Fascinated by Machine Learning from a young age.
Early Fascination with Technology
I've always been fascinated by technology even before I knew what programming was. My fascination started as a kid who always loved tinkering with computers, including editing HTML and CSS files and little shell scripts.
First Steps in Programming
My first encounter with programming happened during my first undergraduate degree in Computer Science, where I learned the basics of the C Programming Language. I've been fascinated by the ability to program inanimate objects ever since.
It was also at this time that I took up university-level statistics and calculus, laying the mathematical groundwork for what would become a lifelong passion.
Architecture & Computational Design
Even as an undergraduate student in Architecture, my love for programming followed me. I studied Python on my own and delved deep into an emerging field called Computational Design—an interdisciplinary field that combines Architecture, Design, and Computer Science.
Discovering Machine Learning
In addition to being fascinated by programming during my undergraduate years, what fascinated me even more was the rapidly growing field of Machine Learning. I remember tenaciously following developments from the best AI companies in the world like DeepMind and OpenAI.
I still vividly remember being so fascinated by OpenAI's developments at a time when I was still a Python beginner. I was even more fascinated when they showcased their AI (OpenAI Five) as capable of playing one of the most complex esports in Dota 2.

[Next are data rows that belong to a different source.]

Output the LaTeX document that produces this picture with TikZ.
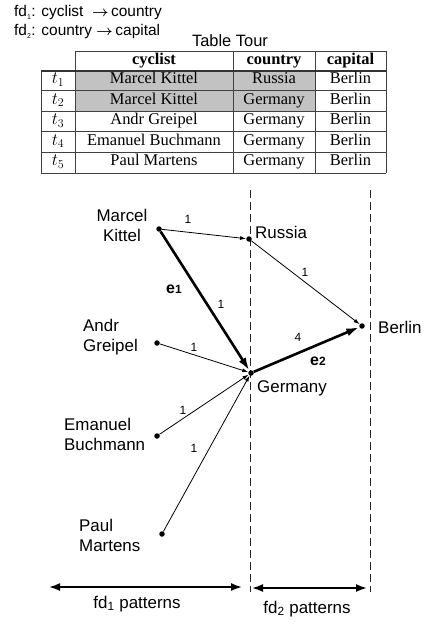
\documentclass[tikz,border=0pt]{standalone}
\usepackage{amsmath}
\usepackage{fontspec}
\setmainfont{Liberation Sans}
\newfontfamily\tabfont{Liberation Serif}
\usetikzlibrary{arrows.meta}

\begin{document}
\begin{tikzpicture}[x=1bp,y=-1bp,line join=round,>={Latex[length=6bp,width=4bp]},font=\fontsize{17}{20}\selectfont]
	\definecolor{cellgray}{rgb}{0.76, 0.76, 0.76}
	\useasboundingbox (0,0) rectangle (425,624);
	\tikzset{
		dot/.style={circle,fill=black,inner sep=0pt,minimum size=5.5bp},
		lbl/.style={inner sep=0pt},
		wt/.style={font=\fontsize{12}{14}\selectfont,inner sep=0pt},
		ename/.style={font=\fontsize{16}{18}\selectfont\bfseries,inner sep=0pt},
		cell/.style={font=\tabfont\fontsize{16.5}{19}\selectfont,inner sep=0pt,text height=10.5bp,text depth=3.5bp},
		hcell/.style={cell,font=\tabfont\bfseries\fontsize{16.5}{19}\selectfont},
		thin/.style={->,line width=0.8bp},
		heavy/.style={->,>={Latex[length=13bp,width=8bp]},line width=2.6bp},
		span/.style={{Latex[length=11bp,width=8bp]}-{Latex[length=11bp,width=8bp]},line width=1.8bp},
		sep/.style={dash pattern=on 8bp off 4bp,line width=1bp,black!85}
	}
	\def\colT{58} \def\colA{154} \def\colB{274} \def\colC{350.5}
	
	% the two fds
	\node[anchor=west,inner sep=0pt,font=\fontsize{15.5}{17}\selectfont] (fda) at (14,13)
		{fd\textsubscript{\scriptsize 1}: cyclist \ $\boldsymbol{\rightarrow}$\,country};
	\node[anchor=west,inner sep=0pt,font=\fontsize{15.5}{17}\selectfont] (fdb) at (14,32)
		{fd\textsubscript{\scriptsize 2}: country $\boldsymbol{\rightarrow}$\,capital};
	\node[inner sep=0pt,font=\fontsize{16.5}{19}\selectfont] (title) at (230,41) {Table Tour};
	
	% table
	\fill[cellgray] (75,71) rectangle (315,111);
	\draw[line width=0.8bp,black!75] (75,51)--(386,51)
		(41,90)--(386,90) (41,111)--(386,111) (41,131)--(386,131) (41,152)--(386,152)
		(41,173)--(386,173)
		(41,71)--(41,173) (75,51)--(75,173) (233,51)--(233,173) (315,51)--(315,173) (386,51)--(386,173);
	\draw[line width=1.8bp,black!80] (41,71)--(386,71);
	\node[hcell] (hA) at (\colA,61) {cyclist};
	\node[hcell] (hB) at (\colB,61) {country};
	\node[hcell] (hC) at (\colC,61) {capital};
	\foreach \i/\who/\land [evaluate=\i as \y using 60+20.4*\i] in
		{1/Marcel Kittel/Russia,2/Marcel Kittel/Germany,3/Andr Greipel/Germany,
		 4/Emanuel Buchmann/Germany,5/Paul Martens/Germany}{
		\node[cell] (t\i) at (\colT,\y) {$t_{\i}$};
		\node[cell] (a\i) at (\colA,\y) {\who};
		\node[cell] (b\i) at (\colB,\y) {\land};
		\node[cell] (c\i) at (\colC,\y) {Berlin};
	}
	
	% dashed separators
	\coordinate (s1t) at (250,190); \coordinate (s1b) at (250,592);
	\coordinate (s2t) at (370,190); \coordinate (s2b) at (370,592);
	\draw[sep] (s1t)--(s1b);
	\draw[sep] (s2t)--(s2b);
	
	% values
	\node[dot] (mk) at (159,229) {};
	\node[dot] (ag) at (157,343) {};
	\node[dot] (eb) at (157,436) {};
	\node[dot] (pm) at (162,534) {};
	\node[dot] (ru) at (249,239) {};
	\node[dot] (ge) at (251,373) {};
	\node[dot] (be) at (362,326) {};
	
	\node[lbl,align=center] (mkl) at (122,225) {Marcel\\Kittel};
	\node[lbl,align=left,anchor=west] (agl) at (83,337) {Andr\\Greipel};
	\node[lbl,align=left,anchor=west] (ebl) at (64,434) {Emanuel\\Buchmann};
	\node[lbl,align=left,anchor=west] (pml) at (79,535) {Paul\\Martens};
	\node[lbl,anchor=west] (rul) at (255,232) {Russia};
	\node[lbl,anchor=west] (gel) at (257,388) {Germany};
	\node[lbl,anchor=west] (bel) at (378,327) {Berlin};
	
	% edges
	\draw[thin] (mk)--(ru);
	\draw[thin] (ru)--(be);
	\draw[thin] (ag)--(ge);
	\draw[thin] (eb)--(ge);
	\draw[thin] (pm)--(ge);
	\draw[heavy] (mk)--(ge);
	\draw[heavy] (ge)--(be);
	
	\node[wt] (w1) at (188,219) {1};
	\node[wt] (w2) at (305,272) {1};
	\node[wt] (w3) at (221,304) {1};
	\node[wt] (w4) at (194,347) {1};
	\node[wt] (w5) at (183,410) {1};
	\node[wt] (w6) at (194,448) {1};
	\node[wt] (w7) at (298,337) {4};
	\node[ename] (e1) at (174,289) {e{\fontsize{12}{14}\selectfont 1}};
	\node[ename] (e2) at (318,361) {e{\fontsize{12}{14}\selectfont 2}};
	
	% pattern spans
	\coordinate (p1l) at (49,587); \coordinate (p1r) at (242,587);
	\coordinate (p2l) at (252,588); \coordinate (p2r) at (367,588);
	\draw[span] (p1l)--(p1r);
	\draw[span] (p2l)--(p2r);
	\node[lbl] (p1) at (137,604) {fd\textsubscript{1} patterns};
	\node[lbl] (p2) at (307,609) {fd\textsubscript{2} patterns};
\end{tikzpicture}
\end{document}
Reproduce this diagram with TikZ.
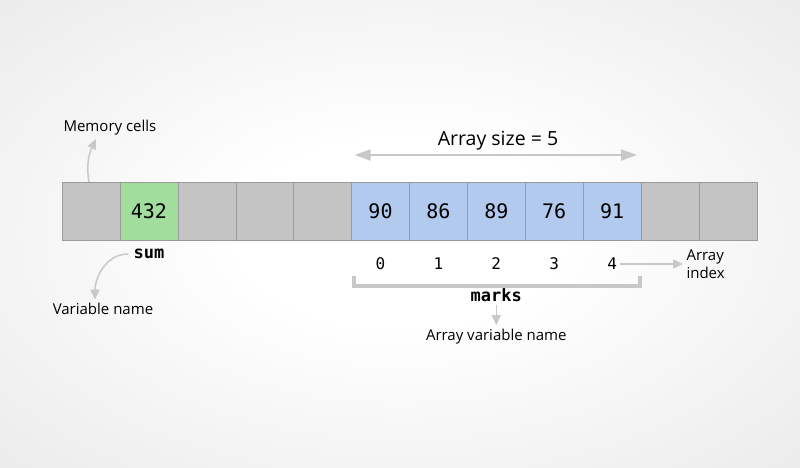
\documentclass[tikz,border=0pt]{standalone}
\usepackage{fontspec}
\setmainfont{Open Sans}
\setmonofont{DejaVu Sans Mono}
\usepackage{xcolor}
\usetikzlibrary{positioning,arrows.meta}

\definecolor{cellgray}{HTML}{C4C4C4}
\definecolor{cellgreen}{HTML}{A1DD9D}
\definecolor{cellblue}{HTML}{B3CAEF}
\definecolor{cellline}{HTML}{9A9A9A}
\definecolor{arrowgray}{HTML}{C8C8C8}

\pgfdeclareradialshading{bgglow}{\pgfpoint{0bp}{0bp}}{color(0bp)=(white); color(10bp)=(white); color(50bp)=(black!12); color(75bp)=(black!15)}

\begin{document}
\begin{tikzpicture}[x=1pt, y=-1pt, node distance=0pt,
    cell/.style={draw=cellline, fill=cellgray, minimum width=57.9pt, minimum height=58pt, inner sep=0pt, outer sep=0pt, font=\ttfamily\fontsize{20}{24}\selectfont},
    note/.style={font=\fontsize{15}{18}\selectfont},
    idx/.style={font=\ttfamily\fontsize{16}{18}\selectfont},
    varname/.style={font=\ttfamily\bfseries\fontsize{17}{20}\selectfont},
    arr/.style={draw=arrowgray, line width=1.5pt, -{Triangle[length=10pt, width=9pt]}},
    bigarr/.style={draw=arrowgray, line width=2pt, {Triangle[length=16pt, width=11pt]}-{Triangle[length=16pt, width=11pt]}},
    brace/.style={draw=arrowgray, line width=4pt}]

    % background
    \shade[shading=bgglow] (0,0) rectangle (800,467);
    \useasboundingbox (0,0) rectangle (800,467);

    % memory cells
    \node[cell] (c0) at (91,211) {};
    \node[cell, fill=cellgreen, right=of c0] (c1) {432};
    \node[cell, right=of c1] (c2) {};
    \node[cell, right=of c2] (c3) {};
    \node[cell, right=of c3] (c4) {};
    \node[cell, fill=cellblue, right=of c4] (c5) {90};
    \node[cell, fill=cellblue, right=of c5] (c6) {86};
    \node[cell, fill=cellblue, right=of c6] (c7) {89};
    \node[cell, fill=cellblue, right=of c7] (c8) {76};
    \node[cell, fill=cellblue, right=of c8] (c9) {91};
    \node[cell, right=of c9] (c10) {};
    \node[cell, right=of c10] (c11) {};

    % labels
    \node[note, anchor=west] (mem) at (60,128) {Memory cells};
    \node[font=\fontsize{19.5}{22}\selectfont] (size) at (498,141) {Array size = 5};
    \node[varname, below=14pt of c1.south, anchor=center] (sum) {sum};
    \node[note] (var) at (103,309) {Variable name};

    \node[idx, below=24pt of c5.south, anchor=center] (i0) {0};
    \node[idx, below=24pt of c6.south, anchor=center] (i1) {1};
    \node[idx, below=24pt of c7.south, anchor=center] (i2) {2};
    \node[idx, below=24pt of c8.south, anchor=center] (i3) {3};
    \node[idx, below=24pt of c9.south, anchor=center] (i4) {4};
    \node[note, align=left, anchor=west] (aidx) at (683,264) {Array\\index};

    \node[varname, below=55pt of c7.south, anchor=center] (marks) {marks};
    \node[note, below=20pt of marks] (avn) {Array variable name};

    % connectors
    \draw[arr] ([xshift=-2pt]c0.north) to[out=100, in=-115] ([xshift=-14pt]mem.south);
    \draw[bigarr] ([xshift=3pt, yshift=27pt]c5.north west) -- ([xshift=-4pt, yshift=27pt]c9.north east);
    \draw[arr] ([xshift=-2pt]sum.west) to[out=180, in=90] ([xshift=-8pt]var.north);
    \draw[arr] (i4.east) -- (aidx.west);
    \draw[brace] ([xshift=2pt, yshift=-36pt]c5.south west) |- ([xshift=-1pt, yshift=-46pt]c9.south east) -- ([xshift=-1pt, yshift=-36pt]c9.south east);
    \draw[arr] (marks.south) -- (avn.north);
\end{tikzpicture}
\end{document}
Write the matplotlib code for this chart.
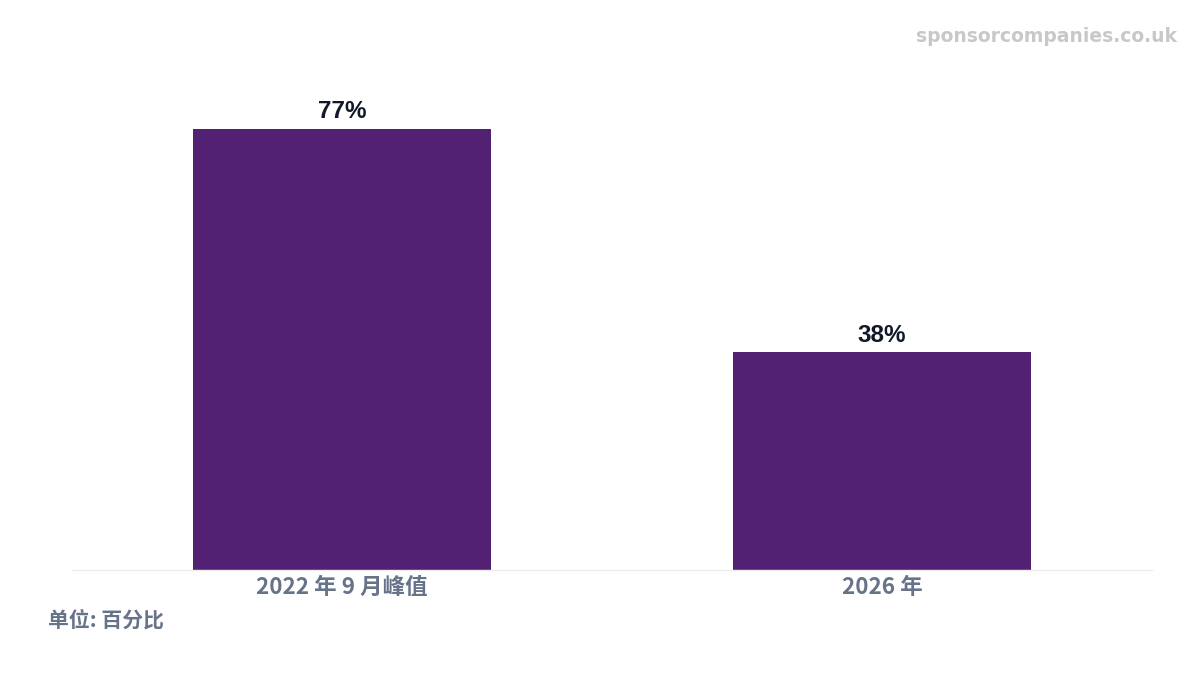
import matplotlib.pyplot as plt

# data
categories = ['2022 年 9 月峰值', '2026 年']
values = [77, 38]
value_labels = ['77%', '38%']

cjk = ['Noto Sans CJK SC', 'DejaVu Sans']
bar_color = '#522173'

fig = plt.figure(figsize=(12, 6.75), dpi=100)
ax = fig.add_axes([0.06, 0.1556, 0.9, 0.7556])

x = list(range(len(categories)))
bars = ax.bar(x, values, width=0.552, color=bar_color, zorder=2)

for rect, lab in zip(bars, value_labels):
    ax.annotate(lab, (rect.get_x() + rect.get_width() / 2, rect.get_height()),
                xytext=(0, 4), textcoords='offset points',
                ha='center', va='bottom', fontsize=17.5, fontweight='bold',
                color='#111827', family=['Liberation Sans', 'DejaVu Sans'])

ax.set_xlim(-0.5, 1.5)
ax.set_ylim(0, 89)
ax.set_xticks(x)
ax.set_xticklabels(categories, family=cjk, fontsize=16.2, fontweight='bold', color='#667389')
ax.tick_params(axis='x', length=0, pad=4)
ax.set_yticks([])
for side in ['top', 'right', 'left']:
    ax.spines[side].set_visible(False)
ax.spines['bottom'].set_color('#eeeeee')
ax.spines['bottom'].set_linewidth(1)

fig.text(48 / 1200, 1 - 620 / 675, '单位: 百分比', family=cjk, fontsize=15,
         fontweight='bold', color='#667389', ha='left', va='center')
fig.text(1177 / 1200, 1 - 36 / 675, 'sponsorcompanies.co.uk', family='DejaVu Sans',
         fontsize=13.5, fontweight='bold', color='#c8c8c8', ha='right', va='center')

fig.savefig('out.png', dpi=100)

The 3Blue1Brown Revelation
Around 2017, 3Blue1Brown released his seminal series on the mathematics behind deep learning and neural networks. It has since been a very strong impetus for me to take programming even more seriously than I already had.
I remember being so impressed with the idea that something as simple as perceptrons, when combined, can model almost anything we can imagine. I've always been equally fascinated by the fact that the overall effect of a neural network is that it basically acts as a universal function approximator—meaning theoretically that if you can represent anything as input that a machine can understand, then a neural network can be designed to approximate the function that generates that input.
After coming across that series, for the first time, I found out that AI/Machine Learning involved some of the most fascinating topics I have ever come across: Programming, Neuroscience, Multivariable Calculus, and Linear Algebra.
Where I Am Today
Fast forward to today, I have successfully studied the foundations of Software Engineering (or as Machine Learning Engineers would call them— Software 1.0).
I have since become confident due to a combination of having studied complex programming topics and having sufficient knowledge on the foundations of ML (Python, Calculus, Linear Algebra) that I am now ready to take the next stage of my life—studying Machine Learning, aka, Software 2.0.